Geza The slatted musicians room, at the far left of the stage, in which is performed the various types of background music heard during Kabuki plays. Other sound effects are also provided (bells, gongs, drums, bird noise, etc).
Hanamichi "Flower Path", the narrow extension running from the left of the main stage to the back of the auditorium, along which actors make their entrances and exits. A temporary hanamichi is occasionally on the opposite side.
Jidaimono A "period" or history play, usually the first on the programme, set in an era previous to the Edo Period, and portraying the lives of warriors and aristocrats . The majority of such plays were originally written for BUNRAKU.
Kakegoe Appreciative shouts by knowledgeable members of the audience and timed to the actors lines, poses, entrancees,etc., most often shouted are the actors' YAGO and generation number.
Ki Also known as hyoshigi. Wooden blocks struck together to signal the opening and closing of the curtain but also at other times.
Koken Stage assistants who help actors with their costumes and props. They may be dressed completely in black or formal wear.
Meiji Period
The era of westernisation following the opening of the country and the restoration of the Emperor Mitsuhiro (Meiji).
Mie Poses performed by TACHIYAKU at climactic moments involving a rotating, nodding movement of the head and the crossing of one eye in a powerful glare.
Onnagata Actors who specialise in female roles.
Sewamono "Contemporary Plays" portraying in a realistic way the lives of ordinary people in the Edo Period.

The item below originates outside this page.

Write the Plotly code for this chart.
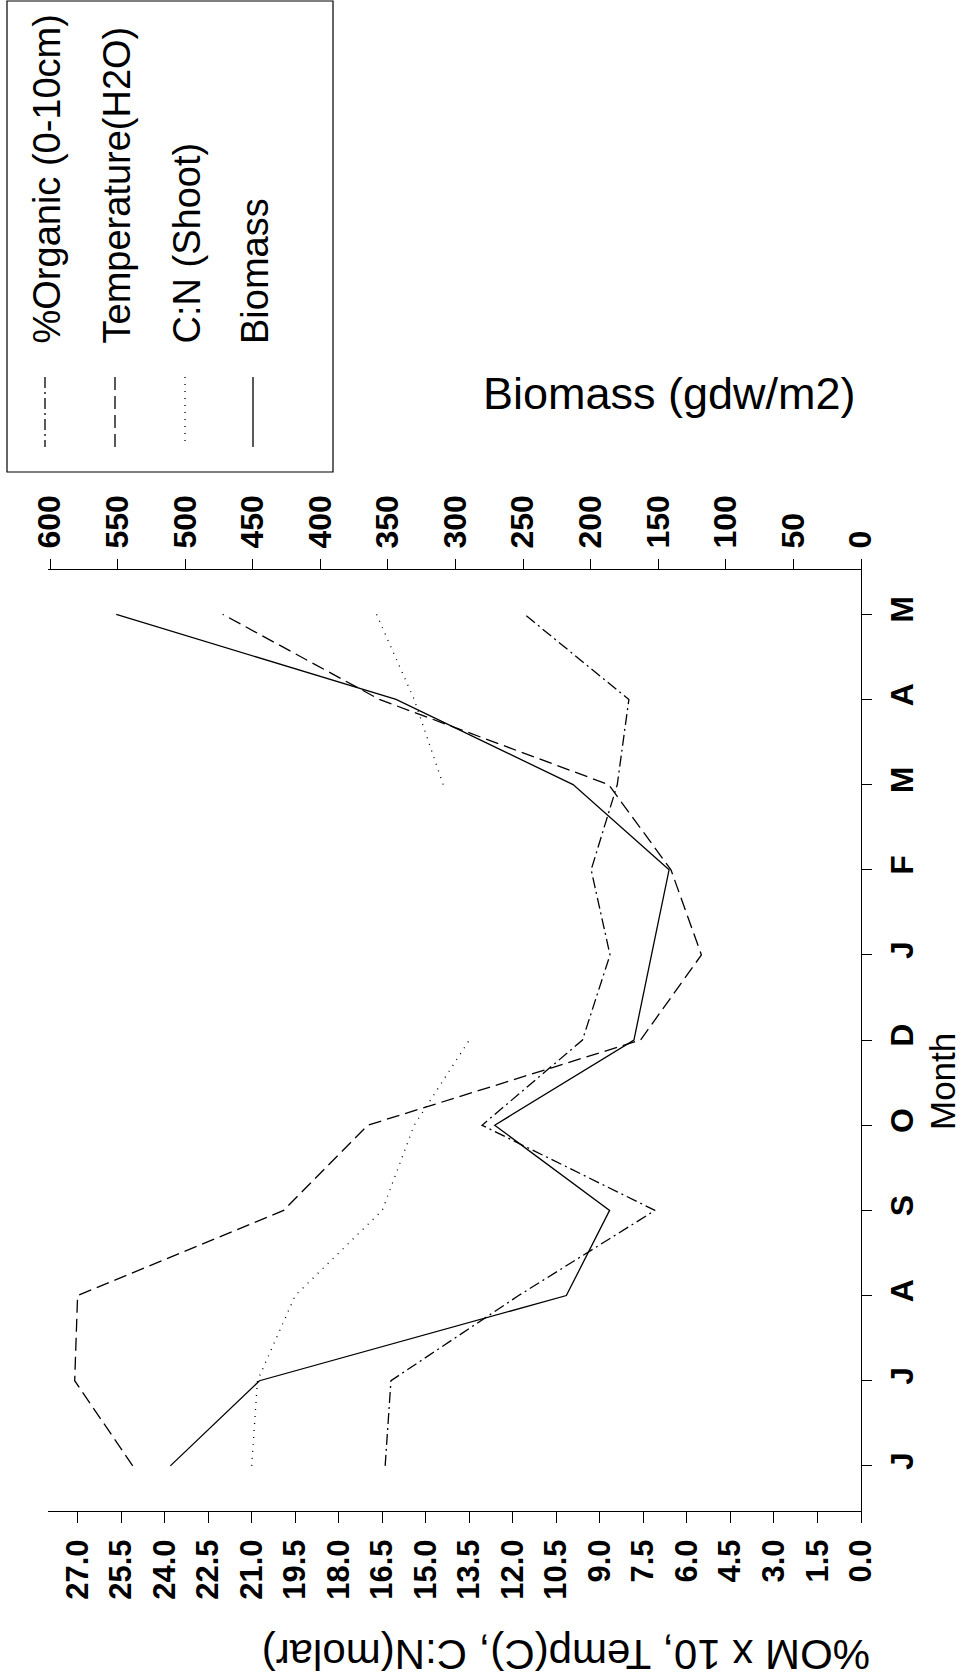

Usually the last item on the programme.
Shin-Kabuki "New Kabuki" plays written after 1868 according to the theory and practice of western dramaturgy.
Shosagoto "Dance". The second item on the programme.
Tachimawari "Fight Scene". In traditional Kabuki plays and dances these are stylised and choreographed.
Tachiyaku Actors of male roles.
Tsuke The process of beating two wooden blocks onto a board at the far right of the stage and done so to punctuate such movements as MIE poses, walking, running, and also TACHIMAWARI.
Yago "House Name" Besides their stage names, all Kabuki actors have a house name which they share with other memgers of the same acting house or "ya". The principal yago are Korai-ya, Matsushima-ya, Nakamura-ya, Narikoma-ya, Narita-ya, Otowa-ya, etc., YAGO are often shouted as KAKEGOE.